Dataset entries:
---+---

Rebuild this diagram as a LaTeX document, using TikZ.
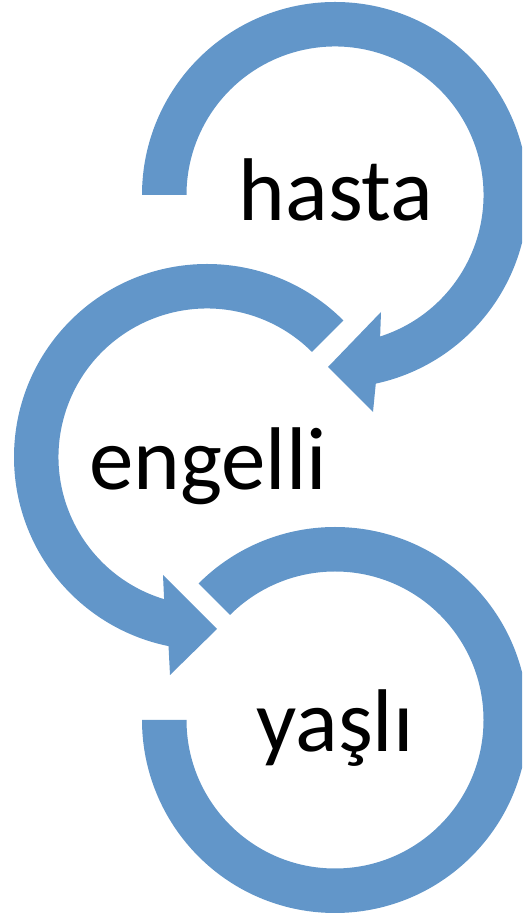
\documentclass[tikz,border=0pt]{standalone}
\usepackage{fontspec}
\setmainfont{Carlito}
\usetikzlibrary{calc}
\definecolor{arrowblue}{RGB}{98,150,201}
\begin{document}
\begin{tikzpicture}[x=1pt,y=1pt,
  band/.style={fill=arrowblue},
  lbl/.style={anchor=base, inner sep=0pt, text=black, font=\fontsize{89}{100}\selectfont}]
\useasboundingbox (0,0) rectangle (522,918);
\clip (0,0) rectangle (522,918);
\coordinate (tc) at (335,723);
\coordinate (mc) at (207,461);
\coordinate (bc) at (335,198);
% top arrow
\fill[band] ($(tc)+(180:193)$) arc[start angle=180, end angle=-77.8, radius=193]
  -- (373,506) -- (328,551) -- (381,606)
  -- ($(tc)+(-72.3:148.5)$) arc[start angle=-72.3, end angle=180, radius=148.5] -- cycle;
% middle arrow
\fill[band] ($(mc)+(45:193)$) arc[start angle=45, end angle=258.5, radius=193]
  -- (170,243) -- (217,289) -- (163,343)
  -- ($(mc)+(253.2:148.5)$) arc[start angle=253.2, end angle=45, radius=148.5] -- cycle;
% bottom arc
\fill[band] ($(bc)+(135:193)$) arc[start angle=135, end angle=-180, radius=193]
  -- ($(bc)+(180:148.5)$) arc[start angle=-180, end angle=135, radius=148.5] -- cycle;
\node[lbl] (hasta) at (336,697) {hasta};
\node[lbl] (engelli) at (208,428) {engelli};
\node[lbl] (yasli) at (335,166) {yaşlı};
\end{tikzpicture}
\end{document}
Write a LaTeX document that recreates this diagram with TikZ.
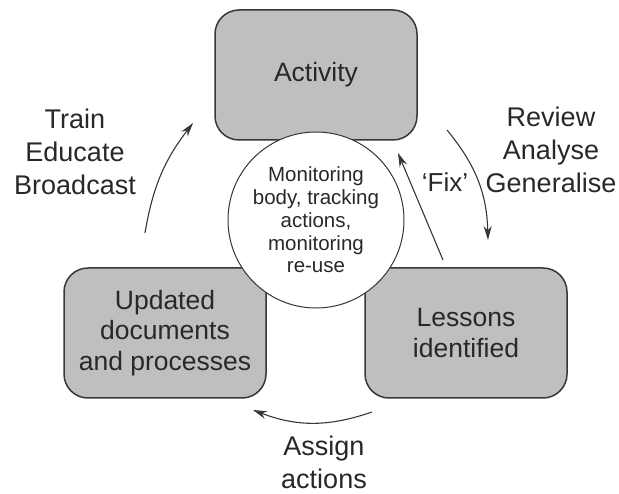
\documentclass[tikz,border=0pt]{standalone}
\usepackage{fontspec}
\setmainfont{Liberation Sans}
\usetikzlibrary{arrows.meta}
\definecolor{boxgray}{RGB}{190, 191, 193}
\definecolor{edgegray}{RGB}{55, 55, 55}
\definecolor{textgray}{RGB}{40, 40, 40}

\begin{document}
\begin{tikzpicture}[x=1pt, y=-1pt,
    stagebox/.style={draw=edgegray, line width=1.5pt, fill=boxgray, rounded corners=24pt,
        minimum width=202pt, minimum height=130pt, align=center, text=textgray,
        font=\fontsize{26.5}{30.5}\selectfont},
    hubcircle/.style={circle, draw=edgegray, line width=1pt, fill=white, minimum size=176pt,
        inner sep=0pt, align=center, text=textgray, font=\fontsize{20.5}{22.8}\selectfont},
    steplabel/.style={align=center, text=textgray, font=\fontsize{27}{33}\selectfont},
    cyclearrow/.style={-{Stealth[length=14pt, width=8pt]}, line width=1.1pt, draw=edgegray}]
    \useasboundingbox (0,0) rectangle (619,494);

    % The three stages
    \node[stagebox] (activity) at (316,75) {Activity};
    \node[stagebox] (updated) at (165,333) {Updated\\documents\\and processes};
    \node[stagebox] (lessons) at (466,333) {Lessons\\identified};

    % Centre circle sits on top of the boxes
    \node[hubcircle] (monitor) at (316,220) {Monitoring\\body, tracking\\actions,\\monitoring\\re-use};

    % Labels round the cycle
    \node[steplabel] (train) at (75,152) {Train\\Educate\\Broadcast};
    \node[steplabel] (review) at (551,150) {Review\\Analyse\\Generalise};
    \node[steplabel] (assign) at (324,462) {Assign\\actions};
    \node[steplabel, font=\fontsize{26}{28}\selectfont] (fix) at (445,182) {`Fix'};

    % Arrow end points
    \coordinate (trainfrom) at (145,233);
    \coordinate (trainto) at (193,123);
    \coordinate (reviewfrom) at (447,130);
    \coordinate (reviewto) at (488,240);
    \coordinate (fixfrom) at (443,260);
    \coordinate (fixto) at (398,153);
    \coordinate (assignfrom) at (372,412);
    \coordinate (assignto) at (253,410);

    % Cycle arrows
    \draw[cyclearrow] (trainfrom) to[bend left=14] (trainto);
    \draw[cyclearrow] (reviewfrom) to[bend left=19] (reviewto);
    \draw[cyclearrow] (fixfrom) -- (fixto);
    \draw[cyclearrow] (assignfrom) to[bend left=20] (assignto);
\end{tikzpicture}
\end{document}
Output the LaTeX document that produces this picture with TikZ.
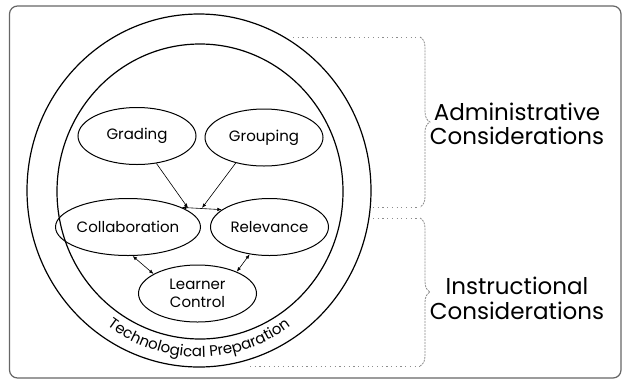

---+---

**Directions for this task:** Give only the number of lines in the data that hold the word "diagram".

**Task result:** 2